Der deutsche Bundeskanzler Gerhard Schröder würdigte die Erweiterung in Athen am Fuße der Akropolis, als Überwindung der Teilung Europas, bevor er gemeinsam mit Außenminister Josef Fischer den EU-Erweiterungsvertrag für Deutschland unterschrieb. Die Deutschen seien besonders froh, dass die Teilung Europas endgültig überwunden wurde. Schröder erinnerte daran, dass Deutschland den Zweiten Weltkrieg begonnen hat und unter seinen Folgen sehr gelitten hat, und sagte „Europa ist für Deutschland und die Deutschen weit mehr als nur ein Markt “.

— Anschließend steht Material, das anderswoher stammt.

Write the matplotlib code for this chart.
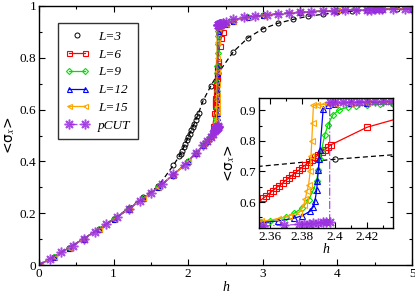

Der österreichische Bundeskanzler Wolfgang Schüssel bezeichnete die Unterzeichnung des EU-Beitrittsvertrags mit zehn ost- und südosteuropäischen Staaten in Athen unmittelbar vor der Besiegelung der Beitrittsakte als einen „wirklich historischen Moment in der Geschichte der Europäischen Union“. Danach fuhr er fort: „Damit wird eigentlich der Fall des Eisernen Vorhangs, dieses magische Jahr 1989, abgeschlossen“. Außenministerin Benita Ferrero-Waldner, die den EU-Vertrag gemeinsam mit dem Kanzler für Österreich unterzeichnet hat, würdigte diesen Schritt als „Taufe des neuen Europas im 21. Jahrhundert“.
Der EU-Kommissionspräsident Romano Prodi rief zur Dankbarkeit an die zehn neuen Mitglieder auf. Lange vor dem Fall der Berliner Mauer hätten sie bereits ihr Verlangen danach gezeigt, in Frieden und Demokratie mit den anderen Europäern zu leben. Die Erweiterung um die zehn Länder bereitet zugleich den Weg für den für 2007 vorgesehenen Beitritt Bulgariens und Rumäniens. Über Verhandlungen mit der Türkei soll im kommenden Jahr entschieden werden.
Die größte Erweiterungsrunde in der Geschichte der Europäischen Union wird dann am 1. Mai 2004 vollzogen. Nach diesem Ereignis wird es eine neue, aus 25 Mitgliedstaaten bestehende Europäische Union geben, in der 450 Millionen Europäer leben werden.